While he was happy to get a third season, Jacobs admits he would’ve been even happier to get a fourth but had a sense that may be a long shot at the kids-focused Disney Channel as the show’s protagonists moved to high school. “I had hoped to run at Disney Channel for four years but realized many shows stop after three, and our cast and the natural stories to tell might have outgrown the venue, so I wrote the last episodes of the season with some closure just in case,” he said. “The last thing I would want for a loyal audience would be to leave over 200 episodes of a franchise unfinished. But I also wanted the possible finish line to have obvious space to keep going. I hope we did that.”

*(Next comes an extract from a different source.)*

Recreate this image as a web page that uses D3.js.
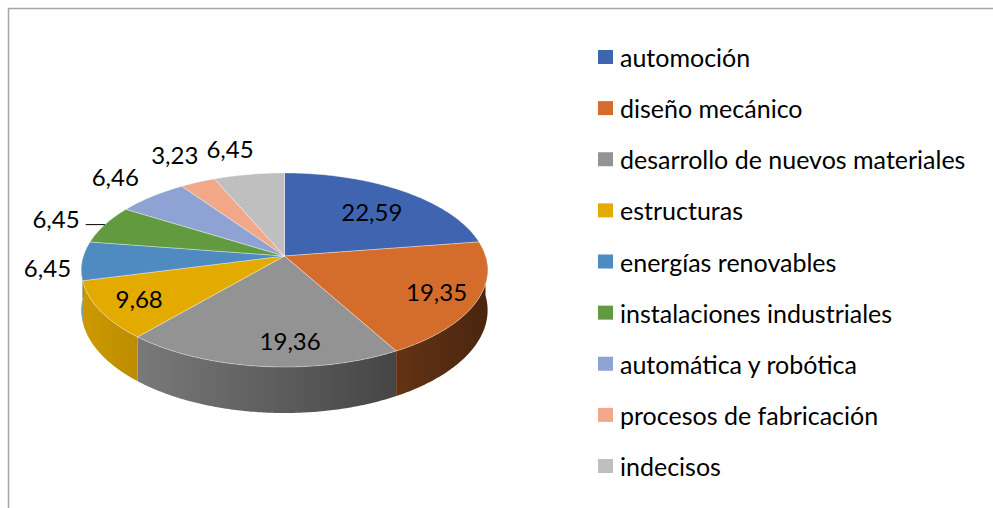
<!DOCTYPE html>
<html>
<head>
<meta charset="utf-8">
<script src="https://cdn.jsdelivr.net/npm/d3@7"></script>
<style>
    body { margin: 0; background: #fff; }
    text { font-family: Lato, "Open Sans", sans-serif; fill: #000; }
</style>
</head>
<body>
<div id="chart"></div>
<script>
// chart data
const categories = ["automoción", "diseño mecánico", "desarrollo de nuevos materiales", "estructuras",
    "energías renovables", "instalaciones industriales", "automática y robótica",
    "procesos de fabricación", "indecisos"];
const values = [22.59, 19.35, 19.36, 9.68, 6.45, 6.45, 6.46, 3.23, 6.45];
const colors = ["#3f65b1", "#d46c2b", "#939393", "#e3aa00", "#4f8ac0", "#629a3f", "#8ea3d4", "#f0a889", "#bfbfbf"];

// label nudges (px) where excel moved its labels
const labelNudge = [[-9, 9], [0, 0], [24, -1], [0, 0], [6, 6], [-15, 0], [-13, -9], [-8, -15], [-13, -12]];

const W = 993, H = 508;
const svg = d3.select("#chart").append("svg")
    .attr("width", W)
    .attr("height", H);

// frame
svg.append("path")
    .attr("d", `M8.5,${H} V8.5 H${W}`)
    .attr("fill", "none")
    .attr("stroke", "#a6a6a6")
    .attr("stroke-width", 1.5);

// 3d pie geometry
const cx = 284.5, cy = 256, RX = 201, RY = 95, P = 0.144, T = 39.4;

function project(a, r) {
    const X = r * Math.sin(a), Z = -r * Math.cos(a);
    const k = 1 / (1 - P * Z);
    return [cx + RX * X * k, cy + RY * Z * k, T * k];
}

function arcPoints(a0, a1, r) {
    const n = Math.max(2, Math.ceil((a1 - a0) / 0.01));
    return d3.range(n + 1).map(i => project(a0 + (a1 - a0) * i / n, r));
}

const pie = d3.pie().sort(null).value(d => d)
    .startAngle(0).endAngle(2 * Math.PI);
const arcs = pie(values);
const line = d3.line();

const defs = svg.append("defs");
const shade = d3.scaleLinear().domain([cx - RX, cx + RX]).range([0.9, 0.35]);

function scaled(c, m) {
    const r = d3.rgb(c);
    return d3.rgb(r.r * m, r.g * m, r.b * m).formatHex();
}

colors.forEach((c, i) => {
    const g = defs.append("linearGradient")
        .attr("id", "side" + i)
        .attr("gradientUnits", "userSpaceOnUse")
        .attr("x1", cx - RX).attr("x2", cx + RX)
        .attr("y1", 0).attr("y2", 0);
    g.append("stop").attr("offset", 0).attr("stop-color", scaled(c, shade(cx - RX)));
    g.append("stop").attr("offset", 1).attr("stop-color", scaled(c, shade(cx + RX)));
});

// sides (front half only)
const sides = svg.append("g");
arcs.forEach((d, i) => {
    const a0 = Math.max(d.startAngle, Math.PI / 2);
    const a1 = Math.min(d.endAngle, 3 * Math.PI / 2);
    if (a1 <= a0) return;
    const top = arcPoints(a0, a1, 1);
    const bottom = top.map(p => [p[0], p[1] + p[2]]).reverse();
    sides.append("path")
        .attr("d", line(top.map(p => [p[0], p[1]]).concat(bottom)) + "Z")
        .attr("fill", `url(#side${i})`);
});

// top faces
svg.append("g").selectAll("path")
    .data(arcs)
    .join("path")
    .attr("d", d => line([[cx, cy]].concat(arcPoints(d.startAngle, d.endAngle, 1).map(p => [p[0], p[1]]))) + "Z")
    .attr("fill", (d, i) => colors[i])
    .attr("stroke", "rgba(255,255,255,0.45)")
    .attr("stroke-width", 0.8)
    .attr("stroke-linejoin", "round");

// data labels
const fmt = d3.formatLocale({decimal: ",", thousands: ".", grouping: [3], currency: ["", "€"]}).format(".2f");
const labelG = svg.append("g");
arcs.forEach((d, i) => {
    const mid = (d.startAngle + d.endAngle) / 2;
    const inside = d.value > 8;
    const p = project(mid, inside ? 0.8 : 1.2);
    const x = p[0] + labelNudge[i][0], y = p[1] + labelNudge[i][1];
    const t = labelG.append("text")
        .attr("x", x)
        .attr("y", y)
        .attr("text-anchor", "middle")
        .attr("dominant-baseline", "central")
        .style("font-size", "24px")
        .text(fmt(d.value));

    // leader line for the moved label
    if (i === 5) {
        const w = t.node().getComputedTextLength();
        const rim = project(mid, 1);
        labelG.append("line")
            .attr("x1", x + w / 2 + 6).attr("x2", rim[0])
            .attr("y1", rim[1]).attr("y2", rim[1])
            .attr("stroke", "#000")
            .attr("stroke-width", 1);
    }
});

// legend
const legendY = d3.scalePoint().domain(categories).range([57, 466]);
const legend = svg.append("g").selectAll("g")
    .data(categories)
    .join("g")
    .attr("transform", d => `translate(598, ${legendY(d)})`);

legend.append("rect")
    .attr("x", 0).attr("y", -7)
    .attr("width", 15).attr("height", 14)
    .attr("fill", (d, i) => colors[i]);

legend.append("text")
    .attr("x", 22)
    .attr("y", 0)
    .attr("dominant-baseline", "central")
    .style("font-size", "25px")
    .text(d => d);
</script>
</body>
</html>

Will Girl Meets World continue elsewhere? While the most obvious candidate, Netflix, is not interested, and no major new suitors have emerged, Jacobs is still trying and hopeful but also content if this is indeed the end.

“I’m making an attempt to find a home for an evolution of the franchise,” he said. “The last thing we want to do is overstay our welcome when we have always been so warmly received. But the idea I have to continue is a good one. If somebody moves on it immediately, great. If not, it’s been on the air going on 25 years. Lots of lessons learned.”

As for Jacobs’ idea for a potential fourth season, it sounds a little ominous, with him hinting at a possible death.

“The series was always about a strong friendship,” he said. (‘Girl Meets Goodbye’ hit that home with its “Riley and Maya are forever” theme that framed the episode.) “The first season was dedicated to that. The second season was about growth. The third season was about experiencing feelings and the fourth season was going to be about dealing with change and loss and learning something from it as we have from all of our episodes.”

The Girl Meets World finale staged major Boy Meets World reunion, which included both actresses who played Cory’s (Ben Savage) sister Morgan: Lily Nicksay (Seasons 1–2) and Lindsay Ridgeway (Seasons 3–7).

“When we put both casts together there is always the genuine warmth of a family reunion,” Jacobs said. “But this time, the two Morgans added something even more special, as did ending with the appearance of the original Joshua Matthews as we did in the Boy Meets World finale. That character was born to illustrate that just when you think you have the world figured out, it surprises you.”

Boy Meets World fans helped get Girl Meets World happen with the enthusiastic reaction to the news of the project. Jacobs admits that put extra pressure on him and his team to live up to fans’ expectations.

“When Girl Meets World was announced, the internet reaction showed us how much Boy Meets World was appreciated,” he said. “We were very grateful for that and wanted to sustain those good feelings as we continued. So, we tried to make sure the new show would offer something of value to a new generation young people meeting the world.”

With an end in mind, Jacobs reflected on the original series and its followup. “If there is any legacy to these two shows I hope it would be that the first show demonstrated that the most wonderful thing the world offers is love,” he said. “But then I read articles written on college campuses about the difficulties of trying to be Cory and Topanga. So the second show offers the potential of true friendship. Cory and Topanga were meant to be forever. So are Riley and Maya. Our legacy? As you meet the world, love and friendship help you through.”

Girl Meets World  was one of Disney Channel’s best received series, with devoted fan base, strong reviews, two consecutive best children’s program Emmy nominations as well as WGA and PGA nominations. But that may have been enough to prevent the show from a premature conclusion. As Savage’s teacher Cory Matthews put it in the finale tonight,

“Sometimes things happen earlier than they are supposed to.”

“So what do we do?”

“We do our best, we leave a good mark, and we hope people remember us fondly.”